Directive
Please list all lines of the material below in which the string "seaborn" occurs.

Information supplied
# # # # # # #

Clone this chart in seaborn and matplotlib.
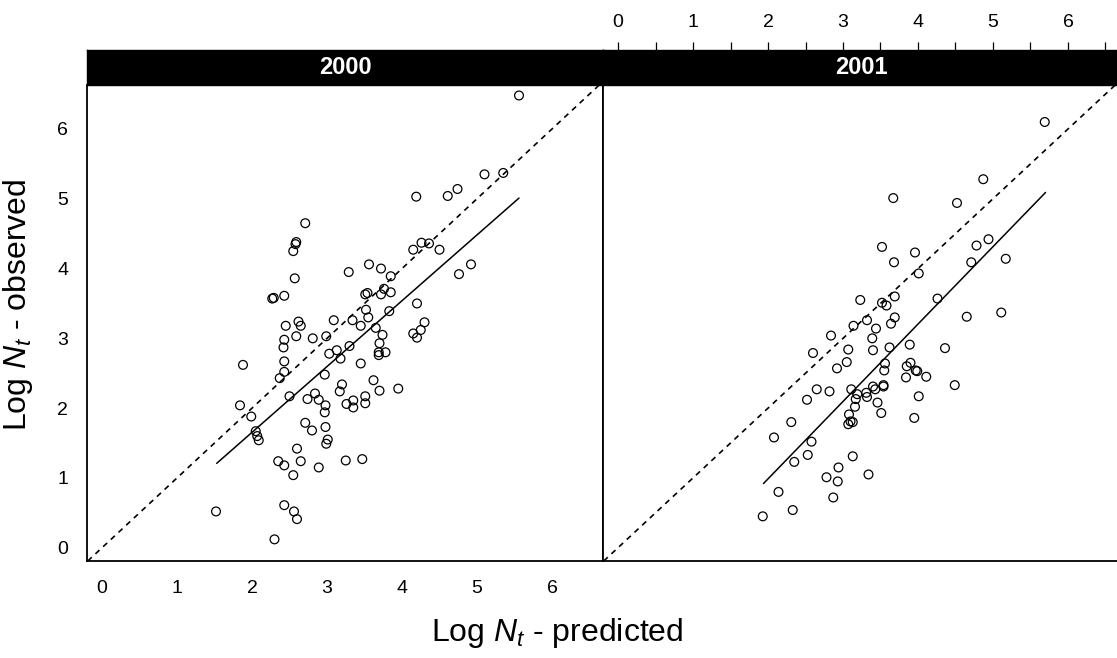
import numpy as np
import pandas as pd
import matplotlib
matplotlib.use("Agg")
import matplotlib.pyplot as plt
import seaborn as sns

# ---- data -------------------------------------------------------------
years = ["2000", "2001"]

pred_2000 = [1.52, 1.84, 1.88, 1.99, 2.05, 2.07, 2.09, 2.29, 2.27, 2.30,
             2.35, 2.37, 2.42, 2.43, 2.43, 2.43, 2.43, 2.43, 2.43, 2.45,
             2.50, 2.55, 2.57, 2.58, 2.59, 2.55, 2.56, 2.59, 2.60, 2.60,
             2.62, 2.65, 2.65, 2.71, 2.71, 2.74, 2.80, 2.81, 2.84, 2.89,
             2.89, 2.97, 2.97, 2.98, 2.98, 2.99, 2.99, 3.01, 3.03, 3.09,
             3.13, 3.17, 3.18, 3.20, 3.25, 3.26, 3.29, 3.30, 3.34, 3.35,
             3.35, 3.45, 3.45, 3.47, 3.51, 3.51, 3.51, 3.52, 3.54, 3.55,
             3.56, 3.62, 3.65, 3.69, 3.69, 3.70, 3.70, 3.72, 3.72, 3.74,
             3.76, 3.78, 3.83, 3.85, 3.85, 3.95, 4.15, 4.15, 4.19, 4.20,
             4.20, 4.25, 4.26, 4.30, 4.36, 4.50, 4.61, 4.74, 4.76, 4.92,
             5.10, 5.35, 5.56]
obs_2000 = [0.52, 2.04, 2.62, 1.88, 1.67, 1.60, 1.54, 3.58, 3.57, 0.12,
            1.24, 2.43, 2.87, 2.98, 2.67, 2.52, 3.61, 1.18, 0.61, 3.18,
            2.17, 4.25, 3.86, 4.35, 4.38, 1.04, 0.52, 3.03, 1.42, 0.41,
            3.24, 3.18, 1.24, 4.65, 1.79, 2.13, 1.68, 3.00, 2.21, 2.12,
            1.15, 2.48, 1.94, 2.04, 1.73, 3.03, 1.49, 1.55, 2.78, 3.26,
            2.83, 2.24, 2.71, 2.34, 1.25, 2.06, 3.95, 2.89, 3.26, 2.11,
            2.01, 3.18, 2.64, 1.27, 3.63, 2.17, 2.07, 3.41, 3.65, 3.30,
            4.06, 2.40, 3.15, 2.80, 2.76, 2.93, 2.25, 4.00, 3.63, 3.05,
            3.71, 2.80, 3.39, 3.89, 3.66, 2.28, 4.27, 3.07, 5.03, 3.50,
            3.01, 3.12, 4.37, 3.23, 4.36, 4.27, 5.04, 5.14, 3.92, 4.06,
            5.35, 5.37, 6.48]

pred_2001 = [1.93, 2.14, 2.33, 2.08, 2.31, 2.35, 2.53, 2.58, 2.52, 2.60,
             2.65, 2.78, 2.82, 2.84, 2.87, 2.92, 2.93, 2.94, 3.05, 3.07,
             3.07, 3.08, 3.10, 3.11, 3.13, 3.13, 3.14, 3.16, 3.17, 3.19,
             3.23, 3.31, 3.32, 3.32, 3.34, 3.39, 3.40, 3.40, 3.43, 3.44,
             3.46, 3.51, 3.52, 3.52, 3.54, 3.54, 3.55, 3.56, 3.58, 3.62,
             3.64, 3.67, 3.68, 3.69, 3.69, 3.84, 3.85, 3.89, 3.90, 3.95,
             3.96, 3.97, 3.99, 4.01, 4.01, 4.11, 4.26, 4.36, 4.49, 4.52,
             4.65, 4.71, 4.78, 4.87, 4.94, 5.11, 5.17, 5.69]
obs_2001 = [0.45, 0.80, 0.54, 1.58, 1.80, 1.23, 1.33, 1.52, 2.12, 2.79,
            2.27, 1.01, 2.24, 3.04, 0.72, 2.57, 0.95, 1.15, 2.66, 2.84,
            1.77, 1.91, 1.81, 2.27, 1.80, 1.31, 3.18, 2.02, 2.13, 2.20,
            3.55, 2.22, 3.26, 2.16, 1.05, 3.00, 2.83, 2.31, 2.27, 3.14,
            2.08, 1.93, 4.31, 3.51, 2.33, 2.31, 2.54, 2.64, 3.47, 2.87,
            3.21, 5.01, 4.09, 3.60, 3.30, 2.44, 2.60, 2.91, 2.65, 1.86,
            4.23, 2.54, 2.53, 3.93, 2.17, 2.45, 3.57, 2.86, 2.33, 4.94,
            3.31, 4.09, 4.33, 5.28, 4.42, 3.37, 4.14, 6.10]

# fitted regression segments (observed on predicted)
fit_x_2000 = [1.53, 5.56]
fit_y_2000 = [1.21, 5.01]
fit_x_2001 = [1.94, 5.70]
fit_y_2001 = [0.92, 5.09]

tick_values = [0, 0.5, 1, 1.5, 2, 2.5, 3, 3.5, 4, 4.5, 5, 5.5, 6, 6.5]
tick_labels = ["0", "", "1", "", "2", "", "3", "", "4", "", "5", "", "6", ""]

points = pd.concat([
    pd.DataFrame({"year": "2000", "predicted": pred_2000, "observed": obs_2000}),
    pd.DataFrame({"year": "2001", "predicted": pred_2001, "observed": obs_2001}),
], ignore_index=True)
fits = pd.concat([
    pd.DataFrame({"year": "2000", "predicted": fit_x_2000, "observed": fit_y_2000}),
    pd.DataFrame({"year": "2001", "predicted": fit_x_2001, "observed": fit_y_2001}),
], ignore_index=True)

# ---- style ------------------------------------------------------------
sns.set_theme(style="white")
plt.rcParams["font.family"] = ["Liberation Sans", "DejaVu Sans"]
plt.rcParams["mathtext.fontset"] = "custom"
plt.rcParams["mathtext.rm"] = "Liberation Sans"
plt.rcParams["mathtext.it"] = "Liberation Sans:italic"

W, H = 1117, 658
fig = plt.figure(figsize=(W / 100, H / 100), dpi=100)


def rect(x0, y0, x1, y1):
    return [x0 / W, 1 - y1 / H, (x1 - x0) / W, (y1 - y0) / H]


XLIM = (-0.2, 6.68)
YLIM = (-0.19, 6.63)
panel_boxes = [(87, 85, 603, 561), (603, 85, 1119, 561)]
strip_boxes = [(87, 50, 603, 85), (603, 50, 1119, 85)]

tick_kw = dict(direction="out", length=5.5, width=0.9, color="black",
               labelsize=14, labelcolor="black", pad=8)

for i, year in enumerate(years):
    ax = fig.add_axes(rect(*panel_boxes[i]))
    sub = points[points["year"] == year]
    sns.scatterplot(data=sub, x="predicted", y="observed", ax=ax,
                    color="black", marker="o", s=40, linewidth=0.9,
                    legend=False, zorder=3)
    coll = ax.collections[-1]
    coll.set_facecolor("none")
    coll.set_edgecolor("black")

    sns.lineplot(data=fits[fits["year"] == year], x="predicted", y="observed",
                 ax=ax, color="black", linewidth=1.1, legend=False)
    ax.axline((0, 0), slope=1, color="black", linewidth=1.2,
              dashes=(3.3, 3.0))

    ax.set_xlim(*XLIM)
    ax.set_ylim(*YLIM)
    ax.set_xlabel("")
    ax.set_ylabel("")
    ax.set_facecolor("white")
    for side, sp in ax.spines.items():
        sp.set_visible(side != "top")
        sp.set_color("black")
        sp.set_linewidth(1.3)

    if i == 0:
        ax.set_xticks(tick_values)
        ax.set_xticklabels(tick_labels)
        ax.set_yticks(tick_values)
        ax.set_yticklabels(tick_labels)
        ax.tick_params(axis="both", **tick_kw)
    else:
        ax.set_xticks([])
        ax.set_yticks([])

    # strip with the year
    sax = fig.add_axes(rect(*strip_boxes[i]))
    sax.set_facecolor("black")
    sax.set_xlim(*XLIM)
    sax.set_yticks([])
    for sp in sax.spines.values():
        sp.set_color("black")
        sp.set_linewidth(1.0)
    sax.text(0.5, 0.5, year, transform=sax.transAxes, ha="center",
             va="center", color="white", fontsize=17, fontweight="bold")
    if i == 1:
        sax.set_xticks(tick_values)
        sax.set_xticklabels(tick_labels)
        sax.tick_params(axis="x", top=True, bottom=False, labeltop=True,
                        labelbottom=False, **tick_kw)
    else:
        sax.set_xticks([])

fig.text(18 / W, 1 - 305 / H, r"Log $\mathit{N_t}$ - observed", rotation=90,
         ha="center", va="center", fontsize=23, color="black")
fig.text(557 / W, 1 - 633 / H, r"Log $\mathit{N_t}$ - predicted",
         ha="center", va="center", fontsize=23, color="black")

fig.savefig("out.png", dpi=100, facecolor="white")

# # # # # # #

Answer for the task
Clone this chart in seaborn and matplotlib.
import seaborn as sns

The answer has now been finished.